= Kakeout Mountain =

Mountain in New Jersey, United States

Kakeout Mountain (formerly Kikeout Mountain) is a summit in Kinnelon borough, Morris County, New Jersey, in the United States.

The name Kikeout was derived from the Dutch word kijkuit, meaning "lookout". "Kakeout" is the local pronunciation of the name of the mountain and adjacent reservoir, but the spelling caused a degree of local controversy as it includes the word kike, an ethnic slur referring to Jews. Because of this, the spelling was changed from Kikeout to Kakeout.

Kakeout Mountain is the highest point in Kinnelon, offering a view of the Hudson River. For this reason, and its location between Ringwood Manor and Morristown, Kakeout Mountain was used by George Washington's troops during the American Revolutionary War.

A vein of gold was reported to have been found in the "Kikeout Mountains [sic]" in 1897.

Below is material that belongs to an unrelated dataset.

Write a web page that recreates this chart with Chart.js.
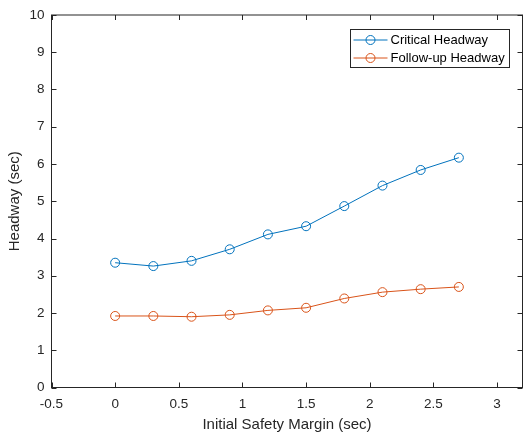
<!DOCTYPE html>
<html>
<head>
<meta charset="utf-8">
<script src="https://cdn.jsdelivr.net/npm/chart.js@4.4.1/dist/chart.umd.min.js"></script>
<style>
  html, body { margin: 0; padding: 0; background: #fff; }
</style>
</head>
<body>
<canvas id="chart" width="524" height="438"></canvas>
<script>
//DATA
const safetyMargin = [0, 0.3, 0.6, 0.9, 1.2, 1.5, 1.8, 2.1, 2.4, 2.7];
const criticalHeadway = [3.35, 3.26, 3.40, 3.71, 4.11, 4.33, 4.87, 5.42, 5.84, 6.17];
const followUpHeadway = [1.92, 1.92, 1.90, 1.95, 2.07, 2.14, 2.39, 2.56, 2.64, 2.70];
const seriesNames = ["Critical Headway", "Follow-up Headway"];
const xTicks = [-0.5, 0, 0.5, 1, 1.5, 2, 2.5, 3];
const yTicks = [0, 1, 2, 3, 4, 5, 6, 7, 8, 9, 10];

const axisColor = "#262626";
const fontFamily = "'Liberation Sans', Arial, sans-serif";

// pair x values with a series
function toPoints(ys) {
  return safetyMargin.map((x, i) => ({ x: x, y: ys[i] }));
}

function seriesStyle(color) {
  return {
    borderColor: color,
    backgroundColor: "rgba(255,255,255,0)",
    borderWidth: 1,
    pointRadius: 4.5,
    pointHoverRadius: 4.5,
    pointBorderWidth: 1,
    pointBorderColor: color,
    pointBackgroundColor: "rgba(255,255,255,0)",
    showLine: true,
    tension: 0,
  };
}

// box round the plot with inward ticks on all four sides
const boxPlugin = {
  id: "box",
  afterDraw(chart) {
    const { ctx, chartArea: a, scales } = chart;
    ctx.save();
    ctx.strokeStyle = axisColor;
    ctx.lineWidth = 1;
    ctx.strokeRect(a.left, a.top, a.right - a.left, a.bottom - a.top);
    ctx.beginPath();
    const len = 5;
    xTicks.forEach((v) => {
      const px = Math.round(scales.x.getPixelForValue(v)) + 0.5;
      ctx.moveTo(px, a.bottom);
      ctx.lineTo(px, a.bottom - len);
      ctx.moveTo(px, a.top);
      ctx.lineTo(px, a.top + len);
    });
    yTicks.forEach((v) => {
      const py = Math.round(scales.y.getPixelForValue(v)) + 0.5;
      ctx.moveTo(a.left, py);
      ctx.lineTo(a.left + len, py);
      ctx.moveTo(a.right, py);
      ctx.lineTo(a.right - len, py);
    });
    ctx.stroke();
    ctx.restore();
  },
};

// legend inside the top right corner
const legendPlugin = {
  id: "insideLegend",
  afterDraw(chart) {
    const { ctx } = chart;
    const x0 = 350.5, y0 = 29.5, w = 159, h = 38;
    ctx.save();
    ctx.fillStyle = "#fff";
    ctx.fillRect(x0, y0, w, h);
    ctx.strokeStyle = axisColor;
    ctx.lineWidth = 1;
    ctx.strokeRect(x0, y0, w, h);
    ctx.font = "13px " + fontFamily;
    ctx.textBaseline = "middle";
    ctx.textAlign = "left";
    chart.data.datasets.forEach((ds, i) => {
      const y = y0 + 10.5 + i * 18;
      ctx.strokeStyle = ds.borderColor;
      ctx.beginPath();
      ctx.moveTo(x0 + 3, y);
      ctx.lineTo(x0 + 37, y);
      ctx.stroke();
      ctx.beginPath();
      ctx.arc(x0 + 20, y, 4.5, 0, Math.PI * 2);
      ctx.stroke();
      ctx.fillStyle = "#000";
      ctx.fillText(ds.label, x0 + 40, y + 0.5);
    });
    ctx.restore();
  },
};

const chartEl = document.getElementById("chart").getContext("2d");

const headwayChart = new Chart(chartEl, {
  type: "scatter",
  data: {
    datasets: [
      { label: seriesNames[0], data: toPoints(criticalHeadway), ...seriesStyle("#0072BD") },
      { label: seriesNames[1], data: toPoints(followUpHeadway), ...seriesStyle("#D95319") },
    ],
  },
  options: {
    responsive: false,
    animation: false,
    devicePixelRatio: 1,
    layout: { autoPadding: false, padding: { left: 0, right: 1.5, top: 15, bottom: 0 } },
    plugins: {
      legend: { display: false },
      tooltip: { enabled: false },
    },
    scales: {
      x: {
        type: "linear",
        min: -0.5,
        max: 3.2,
        grid: { display: false, drawTicks: false },
        border: { display: false },
        afterBuildTicks: (scale) => {
          scale.ticks = xTicks.map((v) => ({ value: v }));
        },
        afterFit: (scale) => {
          scale.height = 50.5;
          scale.paddingLeft = 0;
          scale.paddingRight = 0;
        },
        ticks: {
          color: axisColor,
          padding: 9,
          maxRotation: 0,
          font: { family: fontFamily, size: 13.5 },
          callback: (v) => String(v),
        },
        title: {
          display: true,
          text: "Initial Safety Margin (sec)",
          color: axisColor,
          padding: { top: 0, bottom: 4 },
          font: { family: fontFamily, size: 15 },
        },
      },
      y: {
        type: "linear",
        min: 0,
        max: 10,
        grid: { display: false, drawTicks: false },
        border: { display: false },
        afterBuildTicks: (scale) => {
          scale.ticks = yTicks.map((v) => ({ value: v }));
        },
        afterFit: (scale) => {
          scale.width = 51.5;
          scale.paddingTop = 0;
          scale.paddingBottom = 0;
        },
        ticks: {
          color: axisColor,
          padding: 7,
          font: { family: fontFamily, size: 13.5 },
          callback: (v) => String(v),
        },
        title: {
          display: true,
          text: "Headway (sec)",
          color: axisColor,
          padding: { top: 6, bottom: 0 },
          font: { family: fontFamily, size: 15 },
        },
      },
    },
  },
  plugins: [boxPlugin, legendPlugin],
});
</script>
</body>
</html>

In 1936, work was started on a 325 feet wide by 25 feet tall dam, creating a 553 acre lake on Kakeout Mountain. The construction was projected to cost $245,000, employ 334 laborers and supply 3.5 million gallons of water per day. The bulk of the funding was to be provided by the WPA.

In 1940, a wading pool was created using Kikeout Brook, the overflow from the reservoir on Kakeout Mountain.

During World War II, guards were posted to defend the reservoir atop Kakeout Mountain.

In 1957, there were two forest fires.

In 1967, a water project was completed that stored one and a half million gallons at a cost of $750,000.